TERRY PRATCHETT a life with Footnotes* by Rob Wilkins
*The Official Biography appeared [Go Libraries!], all 400 pages of it, in our living room a few days ago. Reader, I read it. I didn't need to do this, I didn't even really want to do this but I started and so ploughed on to the end. Which is more that I can say for at least two of Pratchett's Discworld books. The picture [L] shows Jocelyn Bell-Burnell [bloboprev], David Attenborough and Terry Pratchett in medieval kit receiving honorary degrees from my alma mater TCD.
Rob Wilkins, the biographer, was the long-term PA / secretary / amanuensis of the prolific and commercially successful author Terry Pratchett. He dead, so fans are not going to get anything more out of him. But Narrativia aka Terry Pratchett Inc is still in business with spin-offs. Merch here. This biography is another spin-off, I guess. It is very much the hagiography, because Wilkins is still working for the Pratchetts at Narrativia and I think still using the Pratchett Estate as his office. A biographer could lean hard into the disagreeable, anger-management=poor, controlling aspects of Pratchett's character; could be more critical out the make-weight elements of the Canon; could be bothered to include an index.

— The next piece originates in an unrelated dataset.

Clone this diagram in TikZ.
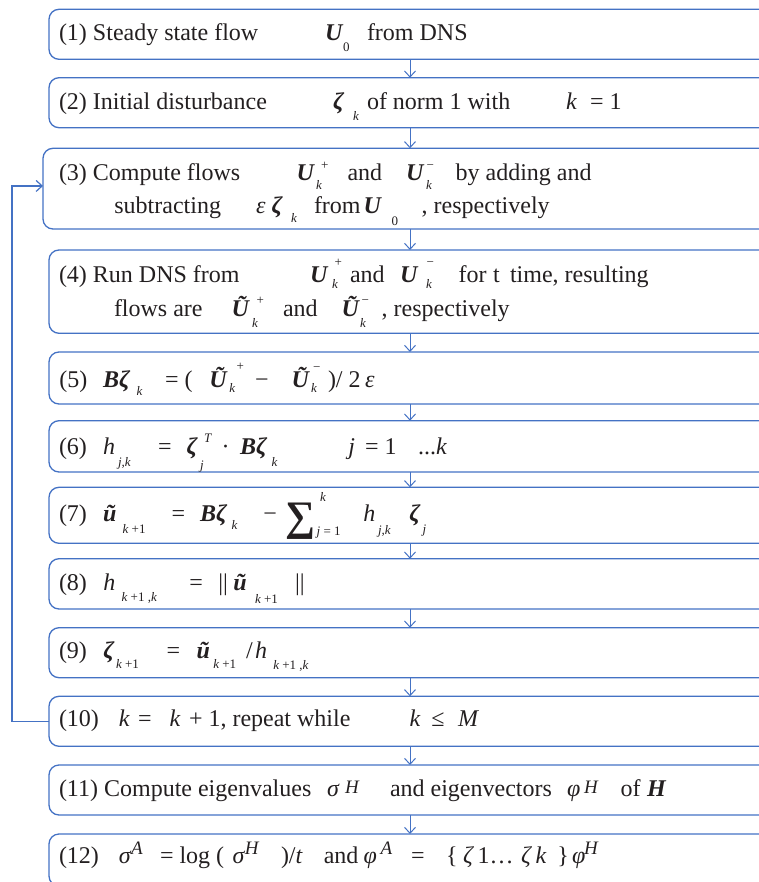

But then few of the people who are going to read, let alone buy, the book are going to want those details. I'm ambivalent about the works of Pratchett. I am close enough in birthplace [180km] and birthdate [8 years] to recognise the allusions in the Discworld satires but that's not enough to retain my interest. If I had wanted to be in the English Media Gang, I coulda been a contender: but I didn't and I left the country before Terry Pratchett started writing novels. And I still get most of the in-jokes. You can take the boy out of the country but you can't take the country out of the boy, I guess.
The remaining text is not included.